"La dénonciation, c'est une bombe atomique", a reconnu le rapporteur de la mission d'information sur les autoroutes, Jean-Paul Chanteguet (PS, Indre), lors de la présentation de ses travaux devant la commission Développement durable de l'Assemblée nationale, le 17 décembre. Cependant, selon lui, c'est la meilleure solution pour mettre fin à "une situation subie" par l'Etat et les usagers, à une "situation privilégiée hors norme" pour les concessionnaires autoroutiers, à une "rente" depuis la privatisation complète de 9.000 km d'autoroutes depuis 2006.

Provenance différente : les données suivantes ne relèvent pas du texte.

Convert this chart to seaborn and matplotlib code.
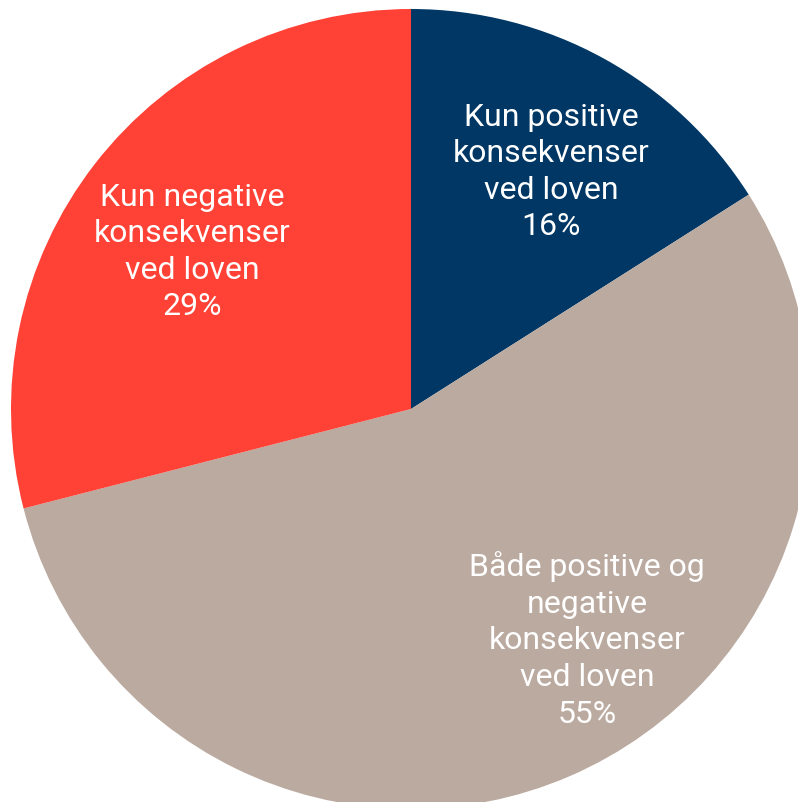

Il en va de "l'intérêt général". Il s'agit, selon le député, de sortir d'une "situation insupportable", celle d'un Etat en "disette budgétaire", n'ayant plus les moyens de financer les infrastructures de transports, alors que les concessionnaires affichent une véritable "prospérité financière". Ces derniers auraient un résultat net global annuel supérieur à 2 Mds€. "Ils ont servi à leurs actionnaires 15 Mds€ sur la période 2006-2013". La Cour des comptes et l'Autorité de la concurrence ont précédemment pointé du doigt "le déséquilibre financier de l'exploitation d'une majeure partie du réseau français", rappelle l'élu socialiste.

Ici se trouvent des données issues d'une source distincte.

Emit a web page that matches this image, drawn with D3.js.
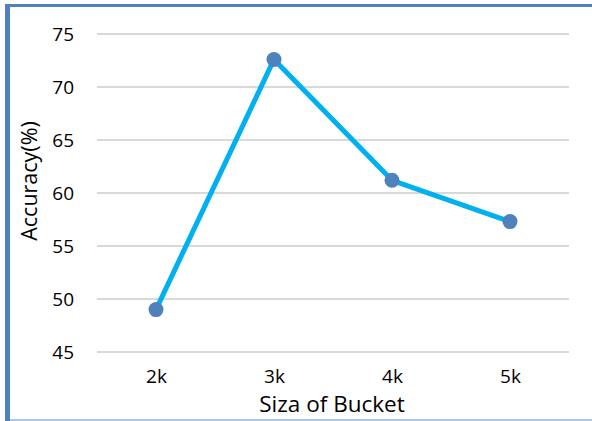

Vers un établissement public de gestion ?
Pour Jean-Paul Chanteguet, la dénonciation des contrats de concessions des autoroutes est le moyen le plus efficace pour parvenir à "un rééquilibrage plus complet des systèmes sans attendre le terme des concessions en cours". Pour cela, l'Etat devrait s'appuyer sur l'article 38 des contrats, au titre de l'intérêt général. Mais cela doit être fait avant le 31 décembre 2014, afin de pouvoir établir dès 2016 un nouveau cadre de gestion des autoroutes.
"Dès les premiers jours de 2015, l'Etat doit être en mesure d'explorer les procédures qui s'offrent à lui, sans exclure une renégociation intégrale". Le député propose la création d'un Epic (établissement public à caractère industriel et commercial), qui délivrerait des contrats d'opérations de régie.
Coût : 20 Mds€ pour l'Etat
Le rachat aurait un coût conséquent pour l'Etat, reconnaît l'élu, mais les revenus générés chaque année lui permettrait de s'acquitter de la dette (18 Mds€) et de financer d'autres infrastructures de transport en abondant le budget de l'agence de financement des infrastructures de transport de France(Afitf). Le député évalue les indemnités pour préjudice subi à 20 Mds€. Les sociétés d'autoroutes avancent un chiffre bien plus important : 50 Mds€, dont 31 Mds€ de dettes. La Cour des comptes l'aurait estimé à 45 Mds€. Le 4 décembre dernier, 152 députés socialistes soutenaient, dans une lettre à Manuel Valls, cette proposition.
Dans une précédente mission d'information sur l'écotaxe poids lourds, une autre voie avait été envisagée : une renégociation des contrats en cours visant à "partager équitablement la manne financière" liée au report de trafic provoqué par la mise en place de cette nouvelle taxe sur les réseaux routiers non concédés. La moitié des revenus générés par les autoroutes auraient été dévolus à l'Afitf.